Volkswagen’s upcoming ID. Polo includes a digital cassette tape player that appears on screen when music is playing, a nostalgic touch that signals just how far the German automaker is willing to go to win back customers frustrated by its recent electric vehicles.
The tape deck graphic, first shown publicly in early January 2026 during a prototype drive filmed by German automotive channel Autogefühl, includes period-correct details like a “low noise” label and an indicator showing which “side” of the cassette is currently playing. It is part of a broader “Retro Mode” that transforms the 10.25-inch digital instrument cluster into something resembling the gauges of a 1980s Volkswagen, complete with an analog-style speedometer, an LED clock that channels serious Casio watch energy, and a power gauge styled like a classic tachometer.
The whole setup pays homage to the Mk1 Golf and early Polo hatchbacks, the cars that established Volkswagen as a maker of premium, fun-to-drive compacts during the post-Beetle era.
Volkswagen has not confirmed which trim levels will include the retro interface. The company has yet to publish official trim specifications for the ID. Polo, though the feature is software-based and part of the next-generation infotainment system debuting with the vehicle.
The cassette display is charming, but the more significant story is what surrounds it. The ID. Polo arrives with physical buttons for climate control, a traditional four-button window panel on the driver’s door, and steering wheel-mounted switches for volume and cruise control. These changes directly address years of customer complaints about the ID.3 and ID.4, where owners criticized touch-only sliders, laggy software, and the baffling two-step window controls that required pressing a “Rear” button before adjusting the back windows.
Volkswagen executives have publicly acknowledged the criticism. In interviews since 2023, company leadership has stated that VW “went too far with touch surfaces” and that “design must serve usability, not trends.” The ID. Polo is the first model to fully implement the revised philosophy.
The timing is not coincidental. Euro NCAP announced in 2023 that starting with 2026 safety ratings, vehicles relying solely on touchscreens for critical functions (indicators, wipers, horn, hazard lights) may lose safety rating points. No European regulation mandates physical buttons, but the change creates pressure on manufacturers who market vehicles based on safety scores. The ID. Polo includes physical controls for all those functions.

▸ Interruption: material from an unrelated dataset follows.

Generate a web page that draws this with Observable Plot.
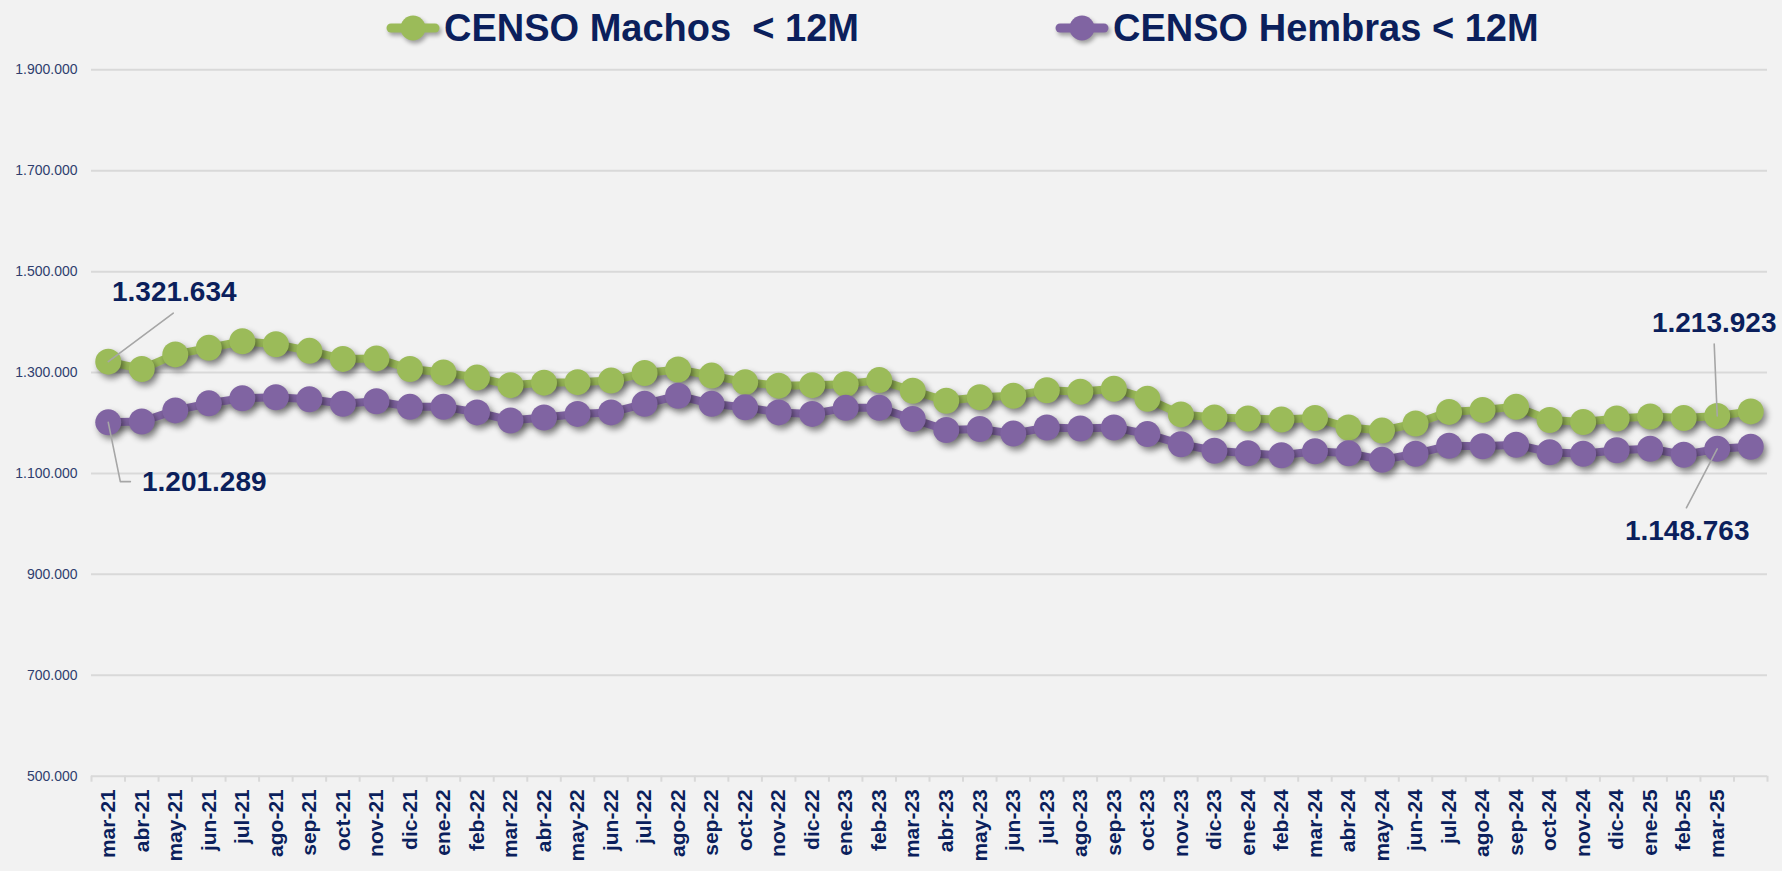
<!DOCTYPE html>
<html><head><meta charset="utf-8">
<script src="https://cdn.jsdelivr.net/npm/d3@7"></script>
<script src="https://cdn.jsdelivr.net/npm/@observablehq/plot@0.6"></script>
<style>
html,body{margin:0;padding:0;background:#f2f2f2;}
#wrap{position:relative;width:1782px;height:871px;overflow:hidden;background:#f2f2f2;font-family:"Liberation Sans",Arial,sans-serif;}
#legend{position:relative;height:56px;}
.item{position:absolute;top:8px;display:flex;align-items:center;height:40px;}
.item span{font-weight:bold;font-size:38px;color:#0b1f5c;white-space:pre;margin-left:4px;}
</style></head><body>
<div id="wrap"><div id="legend"></div><div id="chart"></div></div>
<script>
const months = ["mar-21","abr-21","may-21","jun-21","jul-21","ago-21","sep-21","oct-21","nov-21","dic-21",
"ene-22","feb-22","mar-22","abr-22","may-22","jun-22","jul-22","ago-22","sep-22","oct-22","nov-22","dic-22",
"ene-23","feb-23","mar-23","abr-23","may-23","jun-23","jul-23","ago-23","sep-23","oct-23","nov-23","dic-23",
"ene-24","feb-24","mar-24","abr-24","may-24","jun-24","jul-24","ago-24","sep-24","oct-24","nov-24","dic-24",
"ene-25","feb-25","mar-25",""];
const machos = [1321634,1307000,1336000,1349000,1362000,1356000,1343000,1327000,1328000,1307000,
1300000,1290000,1275000,1280000,1281000,1284000,1299000,1306000,1294000,1281000,1274000,1275000,
1277000,1285000,1264000,1244000,1251000,1254000,1265000,1262000,1268000,1248000,1217000,1211000,
1209000,1207000,1210000,1191000,1185000,1199000,1222000,1226000,1232000,1206000,1202000,1209000,
1213000,1210000,1213923,1223000];
const hembras = [1201289,1203000,1225000,1239000,1249000,1251000,1247000,1238000,1243000,1232000,
1232000,1221000,1205000,1211000,1218000,1221000,1238000,1254000,1238000,1231000,1221000,1218000,
1230000,1230000,1208000,1186000,1188000,1179000,1191000,1189000,1191000,1178000,1158000,1145000,
1140000,1136000,1144000,1140000,1127000,1139000,1155000,1154000,1157000,1142000,1139000,1146000,
1149000,1137000,1148763,1153000];
const seriesNames = ["CENSO Machos  < 12M", "CENSO Hembras < 12M"];
const seriesColors = ["#9bbb59", "#8064a2"];
const yTicks = [500000,700000,900000,1100000,1300000,1500000,1700000,1900000];

const navy = "#0b1f5c";
const fmt = d3.formatLocale({decimal:",", thousands:".", grouping:[3], currency:["",""]}).format(",d");

// legend
const legend = document.getElementById("legend");
const legendLeft = [386, 1055];
seriesNames.forEach((name, k) => {
  const it = document.createElement("div");
  it.className = "item";
  it.style.left = legendLeft[k] + "px";
  it.innerHTML = `<svg width="54" height="30" style="filter:drop-shadow(2px 3px 2px rgba(0,0,0,0.35))"><line x1="5" y1="15" x2="49" y2="15" stroke="${seriesColors[k]}" stroke-width="9" stroke-linecap="round"/><circle cx="27" cy="15" r="12.5" fill="${seriesColors[k]}"/></svg><span></span>`;
  it.querySelector("span").textContent = name;
  legend.appendChild(it);
});

const rows = k => (k === 0 ? machos : hembras).map((v, i) => ({i, value: v, serie: seriesNames[k]}));

const annotations = [
  {i: 0, v: machos[0], dx: 66, dy: -70},
  {i: 0, v: hembras[0], dx: 96, dy: 60},
  {i: 48, v: machos[48], dx: -3, dy: -93},
  {i: 48, v: hembras[48], dx: -30, dy: 82}
];
const leaders = [
  [{i: 0, v: machos[0]}, {i: 1.94, v: machos[0] + 96000}],
  [{i: 0, v: hembras[0]}, {i: 0.36, v: hembras[0] - 117500}, {i: 0.66, v: hembras[0] - 117500}],
  [{i: 48, v: machos[48]}, {i: 47.91, v: machos[48] + 142500}],
  [{i: 48, v: hembras[48]}, {i: 47.08, v: hembras[48] - 116800}]
];

const seriesMarks = [];
[0, 1].forEach(k => {
  seriesMarks.push(Plot.line(rows(k), {x: "i", y: "value", stroke: seriesColors[k], strokeWidth: 8}));
  seriesMarks.push(Plot.dot(rows(k), {x: "i", y: "value", fill: seriesColors[k], r: 13, stroke: "none"}));
});

const plot = Plot.plot({
  width: 1782, height: 815,
  marginTop: 13.3, marginBottom: 95.3, marginLeft: 91, marginRight: 15,
  style: {background: "transparent", fontFamily: "'Liberation Sans', Arial, sans-serif", overflow: "visible"},
  x: {type: "linear", domain: [-0.5, months.length - 0.5]},
  y: {domain: [500000, 1900000]},
  marks: [
    Plot.ruleY(yTicks, {stroke: "#d9d9d9", strokeWidth: 2}),
    Plot.axisY(yTicks, {tickSize: 0, tickPadding: 14, tickFormat: fmt, fontSize: 14, fill: "#2f3e6e", label: null}),
    Plot.axisX(d3.range(months.length + 1).map(k => k - 0.5), {tickSize: 6, stroke: "#d9d9d9", strokeWidth: 2, tickFormat: () => "", label: null}),
    Plot.axisX(d3.range(months.length), {tickSize: 0, tickPadding: 13, tickRotate: -90, tickFormat: i => months[i], fontSize: 21, fontWeight: "bold", fill: navy, label: null}),
    ...seriesMarks,
    ...leaders.map(L => Plot.line(L, {x: "i", y: "v", stroke: "#a6a6a6", strokeWidth: 1.6})),
    Plot.text(annotations, {x: "i", y: "v", text: d => fmt(d.v), fontSize: 28, fontWeight: "bold", fill: navy})
  ]
});
document.getElementById("chart").appendChild(plot);

// per-datum offsets for the annotation labels
const annG = plot.querySelectorAll('g[aria-label="text"] text');
annG.forEach((t, j) => {
  const a = annotations[j];
  if (!a) return;
  const tr = t.getAttribute("transform") || "";
  t.setAttribute("transform", tr + ` translate(${a.dx},${a.dy})`);
});
plot.querySelectorAll('g[aria-label="line"], g[aria-label="dot"]').forEach((g, j) => {
  if (j < 4) g.style.filter = "drop-shadow(3px 4px 3px rgba(0,0,0,0.45))";
});
</script>
</body></html>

Beneath the retro styling sits a thoroughly modern electric vehicle. Built on Volkswagen’s MEB+ platform, the ID. Polo offers two battery options: a 37 kWh lithium iron phosphate pack and a larger 52 kWh nickel manganese cobalt unit. The bigger battery delivers up to 450 kilometers of range under Europe’s WLTP testing cycle (roughly 280 miles) and supports DC fast charging at up to 130 kW. The smaller pack charges at up to 90 kW.
Power outputs range from 85 kW (116 PS) to 155 kW (211 PS), with a GTI variant producing 166 kW (226 PS) expected later. Volkswagen has not published acceleration figures for the GTI. The car measures 4,053 mm long with a 2,600 mm wheelbase. Despite sharing its footprint with the combustion-powered Polo, cargo capacity jumps to 435 liters from 351 liters, a 24 percent increase thanks to the packaging advantages of an electric drivetrain. Curb weight sits at approximately 1,512 kg.
All interior textiles are manufactured from recycled PET bottles, with top-specification models using Seaqual yarn derived from recycled ocean plastic.
Few electric vehicles offer heritage-themed display modes. The Fiat 500e includes retro-inspired cluster graphics, the MINI Electric uses circular UI elements mimicking classic speedometers, and the Honda e features 1970s-inspired digital styling. Chinese EV manufacturers have generally focused on futuristic, minimalist interfaces rather than nostalgic design.
Volkswagen’s approach with the ID. Polo represents the most explicit embrace of heritage UI design among mainstream European automakers, and a bet that decades of brand history can differentiate it from aggressively priced Chinese competitors like BYD and MG that have flooded European markets with affordable electric vehicles.
The ID. Polo goes on sale in Europe in April 2026 with a starting price under €25,000 (approximately $30,000). Higher-specification models arrive first, with the base variant following later in the year. Production takes place at the SEAT and Cupra facility in Martorell, Spain. Volkswagen has not announced plans to sell the ID. Polo in the United States.